The Third Generation - John Ernest Townend
John was born in 1934, the only child of Charles and Dorothy. He was educated at Hymers College in Hull, then went on to join Chartered Accountants, Smailes, Holtby & Gray, as an articled clerk.
In 1959 John joined the House of Townend as Company Secretary and Financial Director and by 1961 he had taken over as Managing Director and set about expanding the company further.
He increased the number of retail shops to 35 and developed the importing and wine bottling business, first wines from Bordeaux and Burgundy and vintage Port, and then gradually from most other European wine producing countries.
John opened the first bonded warehouse in Hull for 60 years, where whisky was blended, gin and vodka compounded and Keelings Advocaat produced. He also established a cash and carry, developed a national agency business and continued local wholesaling.

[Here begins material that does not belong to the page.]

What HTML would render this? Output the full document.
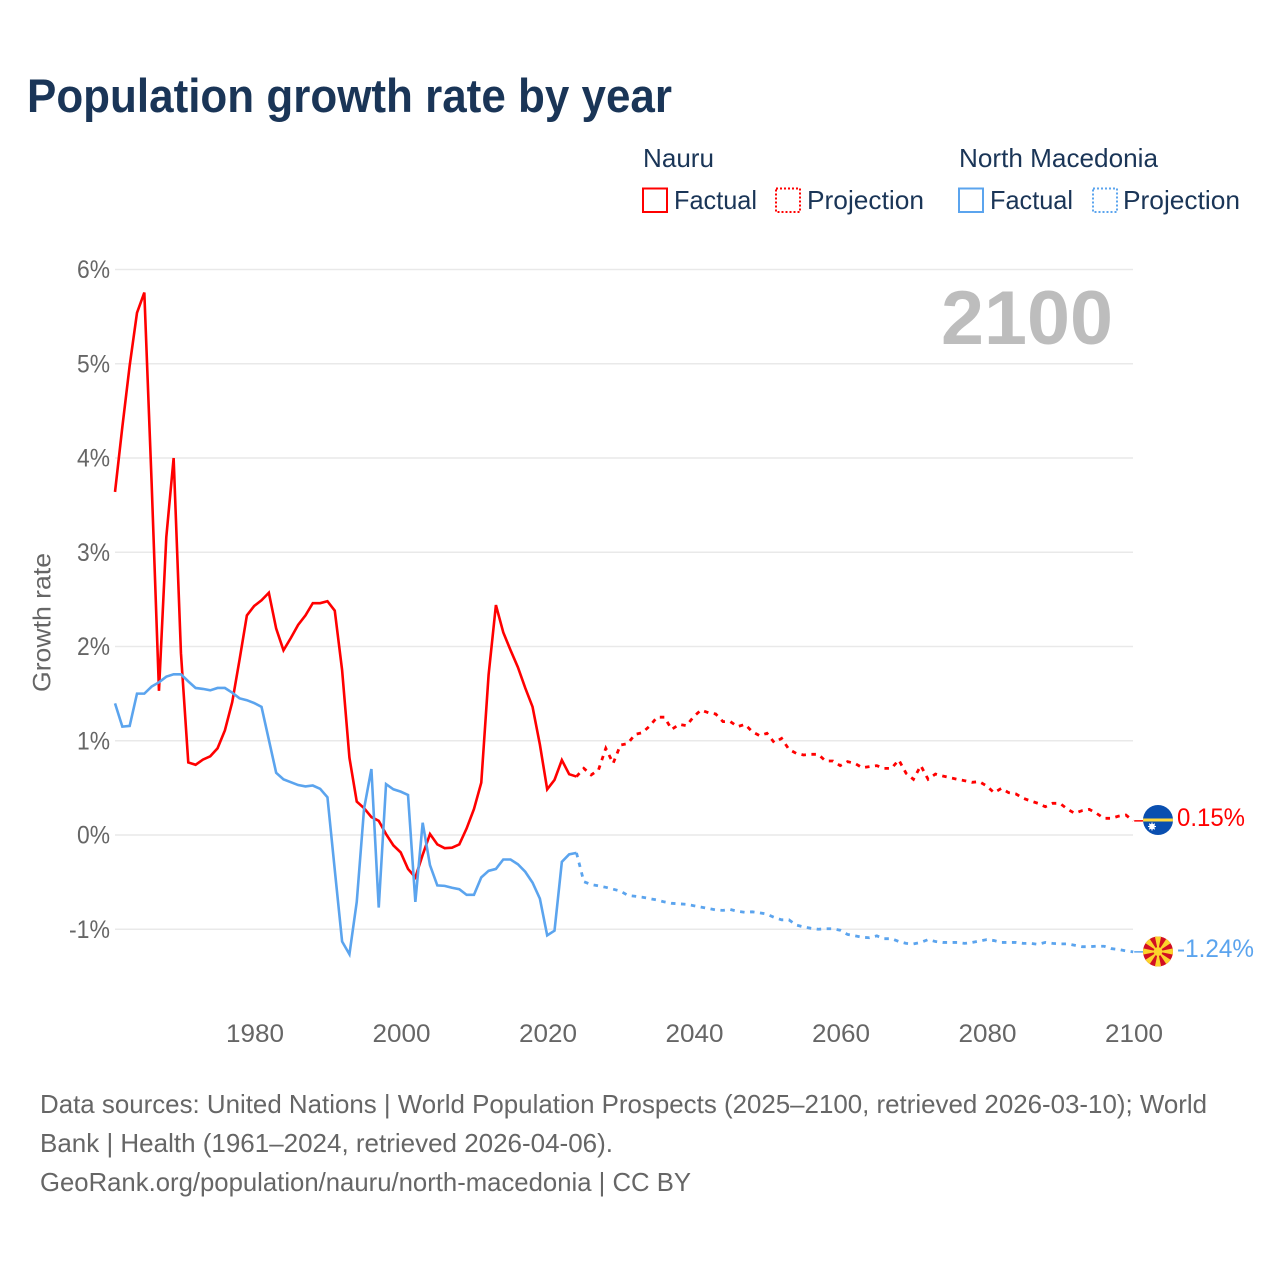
<!DOCTYPE html>
<html lang="en">
<head>
<meta charset="utf-8">
<title>Population growth rate by year</title>
<style>
html,body{margin:0;padding:0;background:#fff;width:1280px;height:1280px;overflow:hidden}
svg{display:block}
text{font-family:"Liberation Sans",sans-serif}
</style>
</head>
<body>
<svg id="chart" xmlns="http://www.w3.org/2000/svg" width="1280" height="1280" viewBox="0 0 1280 1280">
  <rect x="0" y="0" width="1280" height="1280" fill="#fff"/>
  <text x="27" y="112" font-size="47" font-weight="700" fill="#1a3557" textLength="645" lengthAdjust="spacingAndGlyphs">Population growth rate by year</text>

  <g font-size="26" fill="#1a3557">
    <text x="643" y="167" textLength="71" lengthAdjust="spacingAndGlyphs">Nauru</text>
    <text x="959" y="167" textLength="199" lengthAdjust="spacingAndGlyphs">North Macedonia</text>
    <rect x="643" y="188.500" width="24" height="23.500" fill="none" stroke="#ff0000" stroke-width="2"/>
    <text x="674" y="209" textLength="83" lengthAdjust="spacingAndGlyphs">Factual</text>
    <rect x="776" y="188.500" width="24" height="23.500" fill="none" stroke="#ff0000" stroke-width="2" stroke-dasharray="2 2"/>
    <text x="807" y="209" textLength="117" lengthAdjust="spacingAndGlyphs">Projection</text>
    <rect x="959" y="188.500" width="24" height="23.500" fill="none" stroke="#5ba4ee" stroke-width="2"/>
    <text x="990" y="209" textLength="83" lengthAdjust="spacingAndGlyphs">Factual</text>
    <rect x="1093" y="188.500" width="24" height="23.500" fill="none" stroke="#5ba4ee" stroke-width="2" stroke-dasharray="2 2"/>
    <text x="1123" y="209" textLength="117" lengthAdjust="spacingAndGlyphs">Projection</text>
  </g>

  <g id="grid"></g>
  <g id="yticks"></g>
  <g id="xticks"></g>

  <text transform="translate(50.500,692) rotate(-90)" font-size="25" fill="#666" textLength="139" lengthAdjust="spacingAndGlyphs">Growth rate</text>
  <text x="941" y="344" font-size="76" font-weight="700" fill="#bdbdbd" textLength="172" lengthAdjust="spacingAndGlyphs">2100</text>

  <g id="series"></g>

  <g>
    <clipPath id="clip-nr"><circle cx="1158" cy="820" r="15"/></clipPath>
    <g clip-path="url(#clip-nr)">
      <rect x="1143" y="805" width="30" height="30" fill="#0a4fb0"/>
      <rect x="1143" y="818.500" width="30" height="3" fill="#ffd83d"/>
      <circle cx="1152" cy="826.500" r="2.800" fill="#fff"/>
      <path d="M1152 822.500v8M1148 826.500h8M1149.200 823.700l5.600 5.600M1149.200 829.300l5.600-5.600" stroke="#fff" stroke-width="1.100"/>
    </g>
  </g>
  <g>
    <clipPath id="clip-mk"><circle cx="1158" cy="951.500" r="15"/></clipPath>
    <g clip-path="url(#clip-mk)">
      <rect x="1143" y="936.500" width="30" height="30" fill="#d20f22"/>
      <g fill="#fbd42c">
        <path d="M1158 951.500L1154.700 935.500H1161.300Z"/>
        <path d="M1158 951.500L1154.700 935.500H1161.300Z" transform="rotate(45 1158 951.500)"/>
        <path d="M1158 951.500L1154.700 935.500H1161.300Z" transform="rotate(90 1158 951.500)"/>
        <path d="M1158 951.500L1154.700 935.500H1161.300Z" transform="rotate(135 1158 951.500)"/>
        <path d="M1158 951.500L1154.700 935.500H1161.300Z" transform="rotate(180 1158 951.500)"/>
        <path d="M1158 951.500L1154.700 935.500H1161.300Z" transform="rotate(225 1158 951.500)"/>
        <path d="M1158 951.500L1154.700 935.500H1161.300Z" transform="rotate(270 1158 951.500)"/>
        <path d="M1158 951.500L1154.700 935.500H1161.300Z" transform="rotate(315 1158 951.500)"/>
      </g>
      <circle cx="1158" cy="951.500" r="4.400" fill="#fbd42c"/>
    </g>
  </g>
  <text x="1177" y="826" font-size="25" fill="#ff0000" textLength="68" lengthAdjust="spacingAndGlyphs">0.15%</text>
  <text x="1177" y="957" font-size="25" fill="#5ba4ee" textLength="77" lengthAdjust="spacingAndGlyphs">-1.24%</text>

  <g font-size="26" fill="#666">
    <text x="40" y="1113" textLength="1167" lengthAdjust="spacingAndGlyphs">Data sources: United Nations | World Population Prospects (2025–2100, retrieved 2026-03-10); World</text>
    <text x="40" y="1152" textLength="573" lengthAdjust="spacingAndGlyphs">Bank | Health (1961–2024, retrieved 2026-04-06).</text>
    <text x="40" y="1191" textLength="651" lengthAdjust="spacingAndGlyphs">GeoRank.org/population/nauru/north-macedonia | CC BY</text>
  </g>
</svg>
<script>
// Data: annual growth rate in percent.
const factualStartYear = 1961;
const projectionStartYear = 2025;
const yTickValues = [6, 5, 4, 3, 2, 1, 0, -1];
const xTickYears = [1980, 2000, 2020, 2040, 2060, 2080, 2100];
const nauruFactual = [
  3.64, 4.33, 4.98, 5.54, 5.755, 3.73, 1.53, 3.16, 4.0, 1.93,
  0.77, 0.745, 0.8, 0.835, 0.92, 1.11, 1.41, 1.86, 2.33, 2.43,
  2.49, 2.57, 2.19, 1.96, 2.09, 2.23, 2.33, 2.46, 2.46, 2.48,
  2.38, 1.75, 0.82, 0.355, 0.285, 0.19, 0.15, 0.01, -0.11, -0.185,
  -0.36, -0.45, -0.21, 0.01, -0.1, -0.14, -0.135, -0.1, 0.07, 0.275,
  0.555, 1.7, 2.44, 2.15, 1.96, 1.78, 1.56, 1.36, 0.96, 0.485,
  0.585, 0.795, 0.645, 0.62
];
const nauruProjection = [
  0.707, 0.637, 0.69, 0.92, 0.76, 0.955, 0.97, 1.068, 1.086, 1.157,
  1.25, 1.25, 1.12, 1.174, 1.16, 1.256, 1.326, 1.298, 1.284, 1.203,
  1.203, 1.15, 1.174, 1.096, 1.054, 1.079, 0.98, 1.025, 0.909, 0.866,
  0.849, 0.856, 0.856, 0.785, 0.785, 0.736, 0.778, 0.76, 0.714, 0.725,
  0.736, 0.707, 0.707, 0.796, 0.654, 0.591, 0.736, 0.591, 0.647, 0.626,
  0.608, 0.591, 0.576, 0.559, 0.566, 0.52, 0.449, 0.495, 0.449, 0.435,
  0.389, 0.361, 0.336, 0.3, 0.336, 0.336, 0.276, 0.23, 0.258, 0.272,
  0.23, 0.177, 0.177, 0.2, 0.212, 0.15
];
const macedoniaFactual = [
  1.397, 1.15, 1.157, 1.5, 1.5, 1.575, 1.62, 1.68, 1.705, 1.705,
  1.63, 1.56, 1.55, 1.535, 1.56, 1.56, 1.51, 1.45, 1.43, 1.4,
  1.36, 1.01, 0.66, 0.59, 0.56, 0.53, 0.515, 0.525, 0.49, 0.4,
  -0.37, -1.13, -1.265, -0.71, 0.28, 0.7, -0.77, 0.54, 0.485, 0.46,
  0.425, -0.71, 0.13, -0.32, -0.535, -0.54, -0.56, -0.575, -0.635, -0.635,
  -0.45, -0.38, -0.36, -0.26, -0.26, -0.31, -0.39, -0.505, -0.675, -1.065,
  -1.015, -0.285, -0.205, -0.19
];
const macedoniaProjection = [
  -0.495, -0.525, -0.54, -0.555, -0.575, -0.595, -0.64, -0.65, -0.66, -0.675,
  -0.69, -0.71, -0.725, -0.73, -0.735, -0.75, -0.765, -0.78, -0.795, -0.8,
  -0.79, -0.81, -0.82, -0.815, -0.825, -0.84, -0.875, -0.9, -0.9, -0.955,
  -0.975, -0.99, -1.0, -0.995, -0.995, -1.01, -1.055, -1.07, -1.085, -1.09,
  -1.07, -1.1, -1.1, -1.13, -1.15, -1.155, -1.14, -1.11, -1.13, -1.14,
  -1.14, -1.14, -1.15, -1.14, -1.125, -1.11, -1.12, -1.14, -1.14, -1.14,
  -1.15, -1.15, -1.16, -1.14, -1.15, -1.155, -1.155, -1.17, -1.185, -1.185,
  -1.18, -1.18, -1.205, -1.215, -1.23, -1.24
];

// Axis functions
function xScale(year) { return 254.2 + (year - 1980) * 7.325; }
function yScale(value) { return 835 - value * 94.25; }

const NS = 'http://www.w3.org/2000/svg';
const RED = '#ff0000';
const BLUE = '#5ba4ee';

function svgEl(tag, parent) {
  const el = document.createElementNS(NS, tag);
  parent.appendChild(el);
  return el;
}

function linePath(values, startYear) {
  return values.map(function (v, i) {
    return (i ? 'L' : 'M') + xScale(startYear + i).toFixed(2) + ' ' + yScale(v).toFixed(2);
  }).join('');
}

const gridGroup = document.getElementById('grid');
const yTickGroup = document.getElementById('yticks');
yTickValues.forEach(function (v) {
  const line = svgEl('line', gridGroup);
  
  
  line.setAttribute('x1', 115);
  line.setAttribute('x2', 1133);
  line.setAttribute('y1', yScale(v));
  line.setAttribute('y2', yScale(v));
  line.setAttribute('stroke', '#e9e9e9');
  line.setAttribute('stroke-width', '1.5');

  const label = String(v) + '%';
  const t = svgEl('text', yTickGroup);
  
  
  t.setAttribute('x', 110);
  t.setAttribute('y', yScale(v) + 8.5);
  t.setAttribute('text-anchor', 'end');
  t.setAttribute('font-size', '25');
  t.setAttribute('fill', '#666');
  t.setAttribute('textLength', label.length === 2 ? 33 : 41);
  t.setAttribute('lengthAdjust', 'spacingAndGlyphs');
  t.textContent = label;
});

const xTickGroup = document.getElementById('xticks');
xTickYears.forEach(function (year) {
  const t = svgEl('text', xTickGroup);
  
  
  t.setAttribute('x', xScale(year) - 28.2);
  t.setAttribute('y', 1042);
  t.setAttribute('font-size', '25');
  t.setAttribute('fill', '#666');
  t.setAttribute('textLength', 58);
  t.setAttribute('lengthAdjust', 'spacingAndGlyphs');
  t.textContent = String(year);
});

const seriesGroup = document.getElementById('series');

function drawSeries(factual, projection, color, key) {
  const lastFactualYear = factualStartYear + factual.length - 1;
  const lastYear = projectionStartYear + projection.length - 1;

  const factualLine = svgEl('path', seriesGroup);
  
  
  factualLine.setAttribute('d', linePath(factual, factualStartYear));
  factualLine.setAttribute('fill', 'none');
  factualLine.setAttribute('stroke', color);
  factualLine.setAttribute('stroke-width', '2.6');
  factualLine.setAttribute('stroke-linejoin', 'miter');

  const joined = [factual[factual.length - 1]].concat(projection);
  const projectionLine = svgEl('path', seriesGroup);
  
  
  projectionLine.setAttribute('d', linePath(joined, lastFactualYear));
  projectionLine.setAttribute('fill', 'none');
  projectionLine.setAttribute('stroke', color);
  projectionLine.setAttribute('stroke-width', '2.8');
  projectionLine.setAttribute('stroke-dasharray', '4.5 5.5');

  const endValue = projection[projection.length - 1];
  const connector = svgEl('line', seriesGroup);
  
  
  connector.setAttribute('x1', xScale(lastYear) + 1);
  connector.setAttribute('x2', xScale(lastYear) + 10);
  connector.setAttribute('y1', yScale(endValue));
  connector.setAttribute('y2', yScale(endValue));
  connector.setAttribute('stroke', color);
  connector.setAttribute('stroke-width', '1.5');
}

drawSeries(nauruFactual, nauruProjection, RED, 'nauru');
drawSeries(macedoniaFactual, macedoniaProjection, BLUE, 'north-macedonia');
</script>
</body>
</html>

Retail shops were his forte though and he would walk the pavements assessing suitable locations for a new off license!
In 1966 John founded the first national, voluntary group of independent wine merchants - The Independent Wine Merchants Association Limited, now called Merchant Vintners, and he remained Chairman until he retired taking the role of Life President in 2000.
With the continuing expansion of the company, John moved head office from the rear of the Beverley Road shop to the bonded site of Red Duster House on York Street with a grand opening carried out by Comté Robert-Jean de Vogüé, the Président-Directeur General of Moët et Chandon.

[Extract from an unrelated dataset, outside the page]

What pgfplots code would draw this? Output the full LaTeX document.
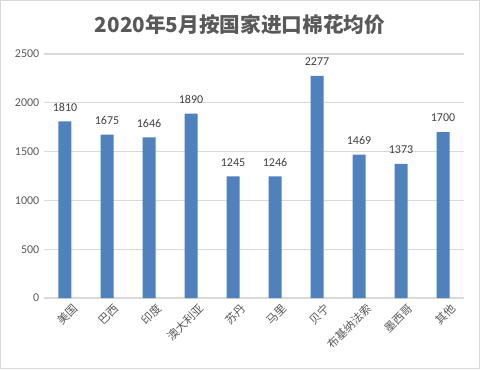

Following a further career in politics John Senior handed over Managing Directorship to his son, John Charles in 1992.
The Fourth Generation - John Charles Townend
John Charles Townend was born in 1965, the eldest son of John Ernest and Jennifer. He got involved in the company at an early age when as a young school boy he spent his Saturday mornings delivering orders with House of Townend’s longstanding van driver, Walter Redhead, who regaled John with stories about his great grandfather, and then during his teens his summer holidays were spent working in the warehouse and on the bottling line.

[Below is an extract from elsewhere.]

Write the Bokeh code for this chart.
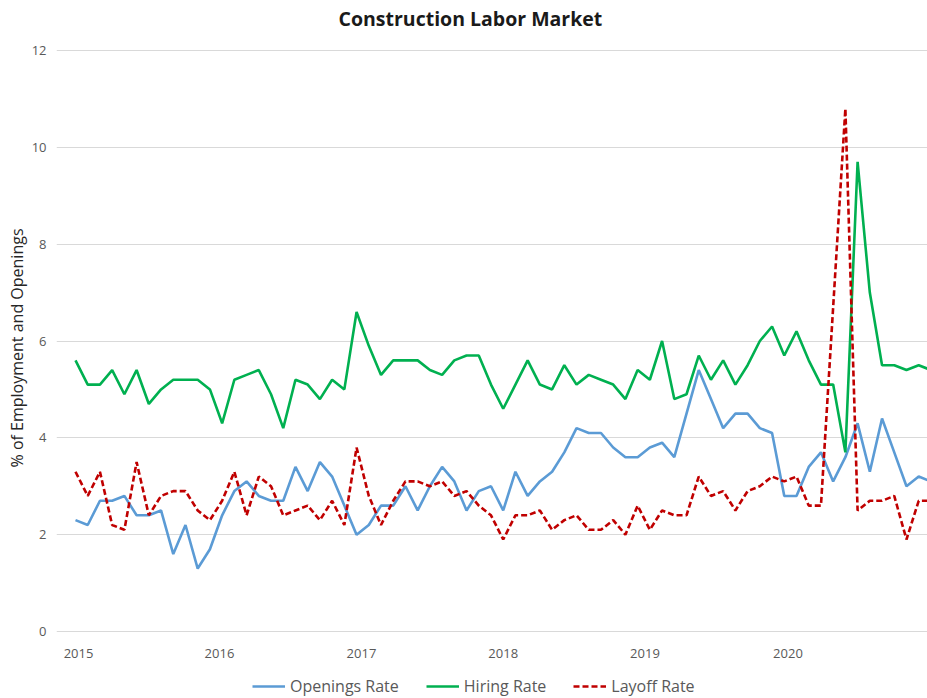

After leaving Oundle in 1984, John spent a year working in the wine trade in France before going to Warwick University to read Management Science and finally joined the family company full time in 1988.
At this time, House of Townend was still very retail orientated, but the market was changing quickly with the rise of the supermarket, and so John Charles set about steering the company towards supplying hotels and restaurants and it is this which became the company’s focus over the next twenty years. The acquisitions of Cachet Wines in 1994 and then Playford Ros in 2009 helped consolidate this move into the wholesale sector.
2011 saw the move to new, modern, purpose built headquarters in Melton on the outskirts of Hull, comprising offices, a dedicated logistics team, warehouse and temperature controlled bonded storage along with our retail outlet the Cellar Door. We were lucky enough to have Alexandra Pereyre de Nonancourt, from the owning family of Laurent Perrier, fly out to England to carry out our grand opening!
2012 saw further expansion when the company acquired Lakeland Vintners, based in Ings, near Kendal, a company that has supplied some of the finest hotels in the Lake District for many years.
In recent years our focus has been on developing our online platform for both our wholesale and private customers. A new website was launched in 2016 with a continuous programme of developments thereafter. House of Townend is now 113 years old and whilst we are passionate about our heritage, we are also determined to remain very much in the present, both in our wine buying policy and in the way we run our business.